_Problem to solve_
Skip the pictures, please, and write out exactly the lines from the opening of the data through the line containing "const W = 1289, H = 944;".

_Dataset excerpt_

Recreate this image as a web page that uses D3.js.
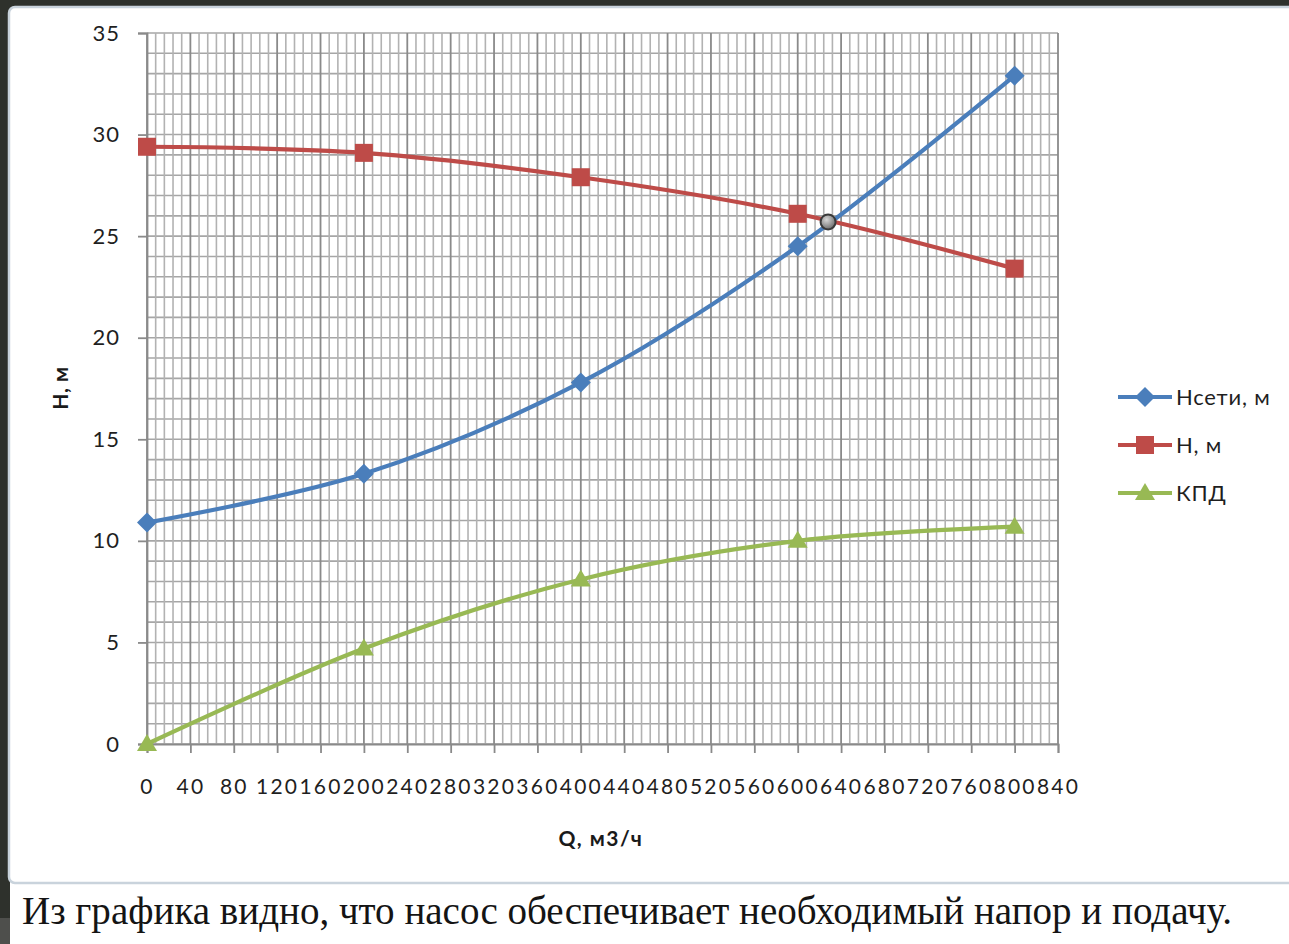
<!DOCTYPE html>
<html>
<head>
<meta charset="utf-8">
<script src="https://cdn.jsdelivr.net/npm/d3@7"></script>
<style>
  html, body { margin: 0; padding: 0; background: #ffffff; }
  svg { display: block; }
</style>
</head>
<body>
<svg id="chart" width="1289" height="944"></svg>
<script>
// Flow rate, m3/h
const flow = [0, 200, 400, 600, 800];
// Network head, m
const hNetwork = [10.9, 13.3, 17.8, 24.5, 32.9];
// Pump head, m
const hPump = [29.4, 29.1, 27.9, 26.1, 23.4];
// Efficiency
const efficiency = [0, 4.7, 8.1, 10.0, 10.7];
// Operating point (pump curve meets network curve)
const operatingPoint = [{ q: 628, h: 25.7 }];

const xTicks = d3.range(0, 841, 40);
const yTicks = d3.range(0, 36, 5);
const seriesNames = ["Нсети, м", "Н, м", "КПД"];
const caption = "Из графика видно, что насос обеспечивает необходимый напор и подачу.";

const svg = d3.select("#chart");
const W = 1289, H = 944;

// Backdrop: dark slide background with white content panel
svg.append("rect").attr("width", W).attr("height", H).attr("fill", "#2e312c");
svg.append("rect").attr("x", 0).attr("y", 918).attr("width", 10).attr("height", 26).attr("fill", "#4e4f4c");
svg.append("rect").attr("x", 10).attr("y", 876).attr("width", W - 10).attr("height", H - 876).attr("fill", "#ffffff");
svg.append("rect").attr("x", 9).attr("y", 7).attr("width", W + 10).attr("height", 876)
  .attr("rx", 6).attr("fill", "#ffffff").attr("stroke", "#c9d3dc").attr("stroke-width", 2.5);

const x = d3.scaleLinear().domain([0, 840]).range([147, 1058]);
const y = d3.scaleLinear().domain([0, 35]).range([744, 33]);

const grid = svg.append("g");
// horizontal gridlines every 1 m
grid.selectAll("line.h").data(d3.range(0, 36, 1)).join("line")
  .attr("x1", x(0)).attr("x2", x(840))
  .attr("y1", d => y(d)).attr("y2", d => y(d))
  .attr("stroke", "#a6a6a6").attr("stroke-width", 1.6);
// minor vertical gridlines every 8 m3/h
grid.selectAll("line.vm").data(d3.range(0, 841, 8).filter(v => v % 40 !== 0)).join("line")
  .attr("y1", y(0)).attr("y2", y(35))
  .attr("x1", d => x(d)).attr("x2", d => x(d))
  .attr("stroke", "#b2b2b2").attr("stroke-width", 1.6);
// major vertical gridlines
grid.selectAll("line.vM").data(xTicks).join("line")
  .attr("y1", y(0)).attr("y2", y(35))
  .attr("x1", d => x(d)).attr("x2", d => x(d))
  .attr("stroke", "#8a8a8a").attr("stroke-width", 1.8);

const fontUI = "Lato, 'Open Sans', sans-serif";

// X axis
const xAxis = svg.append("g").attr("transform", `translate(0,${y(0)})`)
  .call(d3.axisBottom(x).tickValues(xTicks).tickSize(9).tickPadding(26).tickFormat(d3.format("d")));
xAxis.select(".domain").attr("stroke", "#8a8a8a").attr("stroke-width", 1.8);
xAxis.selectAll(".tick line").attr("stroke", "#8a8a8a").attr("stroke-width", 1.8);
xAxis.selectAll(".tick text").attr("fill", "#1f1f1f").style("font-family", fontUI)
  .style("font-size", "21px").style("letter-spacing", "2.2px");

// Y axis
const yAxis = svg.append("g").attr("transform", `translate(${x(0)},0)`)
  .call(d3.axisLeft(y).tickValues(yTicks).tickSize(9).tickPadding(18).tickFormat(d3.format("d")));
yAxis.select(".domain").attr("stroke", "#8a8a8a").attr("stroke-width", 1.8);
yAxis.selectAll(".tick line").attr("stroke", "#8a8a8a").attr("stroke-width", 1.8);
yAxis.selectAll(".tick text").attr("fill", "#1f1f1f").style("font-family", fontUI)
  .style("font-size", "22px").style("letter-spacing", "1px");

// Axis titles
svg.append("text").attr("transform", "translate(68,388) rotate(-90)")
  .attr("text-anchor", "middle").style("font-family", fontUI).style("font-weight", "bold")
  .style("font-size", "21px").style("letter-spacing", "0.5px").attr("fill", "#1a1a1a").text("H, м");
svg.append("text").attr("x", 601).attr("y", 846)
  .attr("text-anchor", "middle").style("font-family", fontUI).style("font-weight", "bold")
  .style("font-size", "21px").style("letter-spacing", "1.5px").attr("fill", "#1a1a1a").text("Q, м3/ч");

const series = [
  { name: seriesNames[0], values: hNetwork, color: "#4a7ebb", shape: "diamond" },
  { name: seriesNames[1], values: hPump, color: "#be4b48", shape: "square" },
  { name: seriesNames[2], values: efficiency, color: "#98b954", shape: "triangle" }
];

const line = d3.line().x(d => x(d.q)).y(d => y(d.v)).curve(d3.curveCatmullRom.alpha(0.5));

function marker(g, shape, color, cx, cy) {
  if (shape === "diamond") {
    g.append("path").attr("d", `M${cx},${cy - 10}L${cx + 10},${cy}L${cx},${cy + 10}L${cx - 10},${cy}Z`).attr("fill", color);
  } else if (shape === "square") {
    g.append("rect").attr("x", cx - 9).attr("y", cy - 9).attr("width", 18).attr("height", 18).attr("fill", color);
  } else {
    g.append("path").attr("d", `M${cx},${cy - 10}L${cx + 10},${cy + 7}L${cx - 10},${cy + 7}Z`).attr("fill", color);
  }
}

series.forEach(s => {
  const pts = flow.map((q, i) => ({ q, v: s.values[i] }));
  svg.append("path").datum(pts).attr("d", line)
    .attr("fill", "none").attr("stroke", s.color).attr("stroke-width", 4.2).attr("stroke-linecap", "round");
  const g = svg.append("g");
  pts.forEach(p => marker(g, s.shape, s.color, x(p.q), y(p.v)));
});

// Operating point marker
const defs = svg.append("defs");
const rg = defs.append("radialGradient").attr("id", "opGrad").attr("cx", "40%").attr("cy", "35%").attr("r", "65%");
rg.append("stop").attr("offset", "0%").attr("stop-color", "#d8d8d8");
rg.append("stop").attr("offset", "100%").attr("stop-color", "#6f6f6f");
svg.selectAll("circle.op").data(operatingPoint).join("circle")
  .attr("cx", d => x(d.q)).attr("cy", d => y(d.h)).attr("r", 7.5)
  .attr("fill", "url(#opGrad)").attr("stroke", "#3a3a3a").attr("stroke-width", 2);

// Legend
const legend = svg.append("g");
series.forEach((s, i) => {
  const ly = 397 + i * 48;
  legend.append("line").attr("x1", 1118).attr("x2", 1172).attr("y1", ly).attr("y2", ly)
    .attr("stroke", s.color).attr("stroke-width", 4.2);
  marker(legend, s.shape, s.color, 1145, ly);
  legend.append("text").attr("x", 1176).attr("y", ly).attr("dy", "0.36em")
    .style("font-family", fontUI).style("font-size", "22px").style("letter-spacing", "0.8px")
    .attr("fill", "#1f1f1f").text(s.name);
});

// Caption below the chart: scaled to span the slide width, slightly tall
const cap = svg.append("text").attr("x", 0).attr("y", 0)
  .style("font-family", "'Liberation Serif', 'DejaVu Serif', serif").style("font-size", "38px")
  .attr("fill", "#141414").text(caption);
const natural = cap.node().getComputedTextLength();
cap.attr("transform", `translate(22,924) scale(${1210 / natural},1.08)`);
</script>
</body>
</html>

_Correct result_
Recreate this image as a web page that uses D3.js.
<!DOCTYPE html>
<html>
<head>
<meta charset="utf-8">
<script src="https://cdn.jsdelivr.net/npm/d3@7"></script>
<style>
  html, body { margin: 0; padding: 0; background: #ffffff; }
  svg { display: block; }
</style>
</head>
<body>
<svg id="chart" width="1289" height="944"></svg>
<script>
// Flow rate, m3/h
const flow = [0, 200, 400, 600, 800];
// Network head, m
const hNetwork = [10.9, 13.3, 17.8, 24.5, 32.9];
// Pump head, m
const hPump = [29.4, 29.1, 27.9, 26.1, 23.4];
// Efficiency
const efficiency = [0, 4.7, 8.1, 10.0, 10.7];
// Operating point (pump curve meets network curve)
const operatingPoint = [{ q: 628, h: 25.7 }];

const xTicks = d3.range(0, 841, 40);
const yTicks = d3.range(0, 36, 5);
const seriesNames = ["Нсети, м", "Н, м", "КПД"];
const caption = "Из графика видно, что насос обеспечивает необходимый напор и подачу.";

const svg = d3.select("#chart");
const W = 1289, H = 944;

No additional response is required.